• [Prompt] Pictures in the data below are not part of the copy; transcribe everything else exactly.

__________________________________________________

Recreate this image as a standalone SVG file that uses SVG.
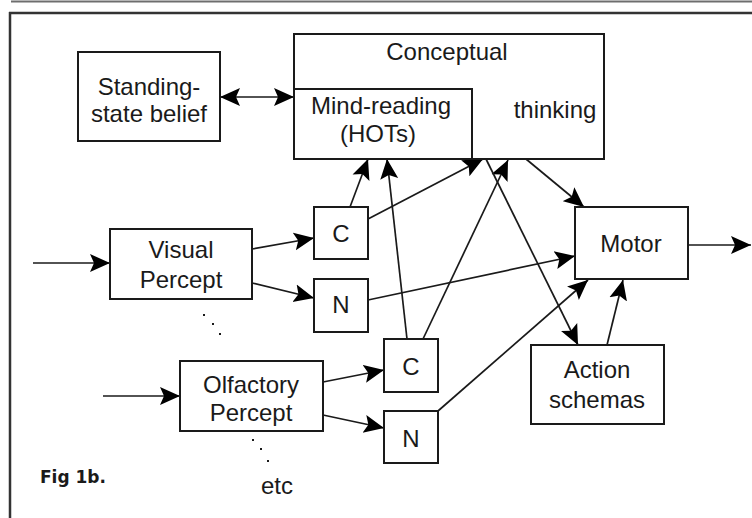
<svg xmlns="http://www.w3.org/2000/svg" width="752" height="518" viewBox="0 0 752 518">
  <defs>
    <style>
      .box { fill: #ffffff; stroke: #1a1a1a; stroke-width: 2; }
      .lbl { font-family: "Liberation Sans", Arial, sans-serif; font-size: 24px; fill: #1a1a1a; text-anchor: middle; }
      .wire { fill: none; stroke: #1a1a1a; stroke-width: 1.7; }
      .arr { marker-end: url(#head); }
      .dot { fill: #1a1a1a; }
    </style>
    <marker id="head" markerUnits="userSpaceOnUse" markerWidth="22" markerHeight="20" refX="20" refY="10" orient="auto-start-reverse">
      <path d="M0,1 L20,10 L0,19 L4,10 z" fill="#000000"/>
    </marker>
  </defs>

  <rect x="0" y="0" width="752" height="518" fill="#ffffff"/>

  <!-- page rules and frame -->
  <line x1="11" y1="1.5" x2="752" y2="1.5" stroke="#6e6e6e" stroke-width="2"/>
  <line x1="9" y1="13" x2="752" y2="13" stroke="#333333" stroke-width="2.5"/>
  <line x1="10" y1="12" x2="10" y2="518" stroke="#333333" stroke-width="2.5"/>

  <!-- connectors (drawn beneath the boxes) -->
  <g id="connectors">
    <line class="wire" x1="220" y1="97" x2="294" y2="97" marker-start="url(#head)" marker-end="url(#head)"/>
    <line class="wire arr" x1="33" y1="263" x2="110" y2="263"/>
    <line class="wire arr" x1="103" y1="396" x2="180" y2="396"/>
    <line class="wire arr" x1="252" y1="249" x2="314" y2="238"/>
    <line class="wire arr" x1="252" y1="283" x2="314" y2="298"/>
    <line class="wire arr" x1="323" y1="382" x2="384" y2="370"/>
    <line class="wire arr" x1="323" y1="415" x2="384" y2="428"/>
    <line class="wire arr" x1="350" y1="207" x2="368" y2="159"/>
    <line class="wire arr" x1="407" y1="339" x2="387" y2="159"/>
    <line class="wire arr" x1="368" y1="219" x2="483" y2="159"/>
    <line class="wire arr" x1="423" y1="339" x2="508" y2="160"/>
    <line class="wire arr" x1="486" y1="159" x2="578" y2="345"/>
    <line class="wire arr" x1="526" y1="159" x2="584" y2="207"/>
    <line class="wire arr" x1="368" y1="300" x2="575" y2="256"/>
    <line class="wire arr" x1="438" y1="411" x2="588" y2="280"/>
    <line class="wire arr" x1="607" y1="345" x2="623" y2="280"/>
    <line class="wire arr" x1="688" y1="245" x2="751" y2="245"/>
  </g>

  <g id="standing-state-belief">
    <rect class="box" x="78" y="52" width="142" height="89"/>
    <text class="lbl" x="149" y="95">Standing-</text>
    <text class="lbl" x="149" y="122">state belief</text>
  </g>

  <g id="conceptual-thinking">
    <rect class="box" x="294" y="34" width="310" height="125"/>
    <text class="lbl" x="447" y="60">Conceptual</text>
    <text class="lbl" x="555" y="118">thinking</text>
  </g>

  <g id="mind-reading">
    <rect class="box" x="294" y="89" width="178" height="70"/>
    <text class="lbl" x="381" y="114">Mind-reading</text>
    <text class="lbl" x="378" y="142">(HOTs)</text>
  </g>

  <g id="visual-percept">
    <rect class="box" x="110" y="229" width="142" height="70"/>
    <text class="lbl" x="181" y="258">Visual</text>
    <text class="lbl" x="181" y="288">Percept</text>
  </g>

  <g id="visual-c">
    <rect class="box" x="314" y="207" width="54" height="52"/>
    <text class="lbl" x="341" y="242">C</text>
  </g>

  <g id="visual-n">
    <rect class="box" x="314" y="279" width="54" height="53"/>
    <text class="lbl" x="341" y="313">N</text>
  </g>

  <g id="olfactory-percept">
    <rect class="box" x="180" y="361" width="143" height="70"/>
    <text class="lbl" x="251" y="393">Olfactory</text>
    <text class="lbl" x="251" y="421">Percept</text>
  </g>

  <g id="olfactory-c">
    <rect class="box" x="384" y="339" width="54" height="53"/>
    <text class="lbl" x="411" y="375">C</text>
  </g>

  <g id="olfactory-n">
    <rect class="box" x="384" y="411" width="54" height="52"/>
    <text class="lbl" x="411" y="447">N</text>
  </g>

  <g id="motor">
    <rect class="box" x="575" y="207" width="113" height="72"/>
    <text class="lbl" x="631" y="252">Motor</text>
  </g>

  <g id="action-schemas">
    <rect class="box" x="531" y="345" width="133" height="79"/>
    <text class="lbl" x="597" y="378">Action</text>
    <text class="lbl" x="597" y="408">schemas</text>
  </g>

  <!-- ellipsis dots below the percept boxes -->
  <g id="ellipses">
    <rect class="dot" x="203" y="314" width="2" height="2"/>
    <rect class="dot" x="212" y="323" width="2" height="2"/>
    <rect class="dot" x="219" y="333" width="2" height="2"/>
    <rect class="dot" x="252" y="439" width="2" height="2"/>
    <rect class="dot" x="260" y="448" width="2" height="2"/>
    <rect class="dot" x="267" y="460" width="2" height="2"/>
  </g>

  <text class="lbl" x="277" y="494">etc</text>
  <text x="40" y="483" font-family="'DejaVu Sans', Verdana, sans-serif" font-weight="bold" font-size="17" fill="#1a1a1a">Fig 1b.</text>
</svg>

__________________________________________________

• [Answer to this problem]
Recreate this image as a standalone SVG file that uses SVG.
<svg xmlns="http://www.w3.org/2000/svg" width="752" height="518" viewBox="0 0 752 518">
  <defs>
    <style>
      .box { fill: #ffffff; stroke: #1a1a1a; stroke-width: 2; }
      .lbl { font-family: "Liberation Sans", Arial, sans-serif; font-size: 24px; fill: #1a1a1a; text-anchor: middle; }
      .wire { fill: none; stroke: #1a1a1a; stroke-width: 1.7; }
      .arr { marker-end: url(#head); }
      .dot { fill: #1a1a1a; }
    </style>
    <marker id="head" markerUnits="userSpaceOnUse" markerWidth="22" markerHeight="20" refX="20" refY="10" orient="auto-start-reverse">
      <path d="M0,1 L20,10 L0,19 L4,10 z" fill="#000000"/>
    </marker>
  </defs>

  <rect x="0" y="0" width="752" height="518" fill="#ffffff"/>

  <!-- page rules and frame -->
  <line x1="11" y1="1.5" x2="752" y2="1.5" stroke="#6e6e6e" stroke-width="2"/>
  <line x1="9" y1="13" x2="752" y2="13" stroke="#333333" stroke-width="2.5"/>
  <line x1="10" y1="12" x2="10" y2="518" stroke="#333333" stroke-width="2.5"/>

  <!-- connectors (drawn beneath the boxes) -->
  <g id="connectors">
    <line class="wire" x1="220" y1="97" x2="294" y2="97" marker-start="url(#head)" marker-end="url(#head)"/>
    <line class="wire arr" x1="33" y1="263" x2="110" y2="263"/>
    <line class="wire arr" x1="103" y1="396" x2="180" y2="396"/>
    <line class="wire arr" x1="252" y1="249" x2="314" y2="238"/>
    <line class="wire arr" x1="252" y1="283" x2="314" y2="298"/>
    <line class="wire arr" x1="323" y1="382" x2="384" y2="370"/>
    <line class="wire arr" x1="323" y1="415" x2="384" y2="428"/>
    <line class="wire arr" x1="350" y1="207" x2="368" y2="159"/>
    <line class="wire arr" x1="407" y1="339" x2="387" y2="159"/>
    <line class="wire arr" x1="368" y1="219" x2="483" y2="159"/>
    <line class="wire arr" x1="423" y1="339" x2="508" y2="160"/>
    <line class="wire arr" x1="486" y1="159" x2="578" y2="345"/>
    <line class="wire arr" x1="526" y1="159" x2="584" y2="207"/>
    <line class="wire arr" x1="368" y1="300" x2="575" y2="256"/>
    <line class="wire arr" x1="438" y1="411" x2="588" y2="280"/>
    <line class="wire arr" x1="607" y1="345" x2="623" y2="280"/>
    <line class="wire arr" x1="688" y1="245" x2="751" y2="245"/>
  </g>

  <g id="standing-state-belief">
    <rect class="box" x="78" y="52" width="142" height="89"/>
    <text class="lbl" x="149" y="95">Standing-</text>
    <text class="lbl" x="149" y="122">state belief</text>
  </g>

  <g id="conceptual-thinking">
    <rect class="box" x="294" y="34" width="310" height="125"/>
    <text class="lbl" x="447" y="60">Conceptual</text>
    <text class="lbl" x="555" y="118">thinking</text>
  </g>

  <g id="mind-reading">
    <rect class="box" x="294" y="89" width="178" height="70"/>
    <text class="lbl" x="381" y="114">Mind-reading</text>
    <text class="lbl" x="378" y="142">(HOTs)</text>
  </g>

  <g id="visual-percept">
    <rect class="box" x="110" y="229" width="142" height="70"/>
    <text class="lbl" x="181" y="258">Visual</text>
    <text class="lbl" x="181" y="288">Percept</text>
  </g>

  <g id="visual-c">
    <rect class="box" x="314" y="207" width="54" height="52"/>
    <text class="lbl" x="341" y="242">C</text>
  </g>

  <g id="visual-n">
    <rect class="box" x="314" y="279" width="54" height="53"/>
    <text class="lbl" x="341" y="313">N</text>
  </g>

  <g id="olfactory-percept">
    <rect class="box" x="180" y="361" width="143" height="70"/>
    <text class="lbl" x="251" y="393">Olfactory</text>
    <text class="lbl" x="251" y="421">Percept</text>
  </g>

  <g id="olfactory-c">
    <rect class="box" x="384" y="339" width="54" height="53"/>
    <text class="lbl" x="411" y="375">C</text>
  </g>

  <g id="olfactory-n">
    <rect class="box" x="384" y="411" width="54" height="52"/>
    <text class="lbl" x="411" y="447">N</text>
  </g>

  <g id="motor">
    <rect class="box" x="575" y="207" width="113" height="72"/>
    <text class="lbl" x="631" y="252">Motor</text>
  </g>

  <g id="action-schemas">
    <rect class="box" x="531" y="345" width="133" height="79"/>
    <text class="lbl" x="597" y="378">Action</text>
    <text class="lbl" x="597" y="408">schemas</text>
  </g>

  <!-- ellipsis dots below the percept boxes -->
  <g id="ellipses">
    <rect class="dot" x="203" y="314" width="2" height="2"/>
    <rect class="dot" x="212" y="323" width="2" height="2"/>
    <rect class="dot" x="219" y="333" width="2" height="2"/>
    <rect class="dot" x="252" y="439" width="2" height="2"/>
    <rect class="dot" x="260" y="448" width="2" height="2"/>
    <rect class="dot" x="267" y="460" width="2" height="2"/>
  </g>

  <text class="lbl" x="277" y="494">etc</text>
  <text x="40" y="483" font-family="'DejaVu Sans', Verdana, sans-serif" font-weight="bold" font-size="17" fill="#1a1a1a">Fig 1b.</text>
</svg>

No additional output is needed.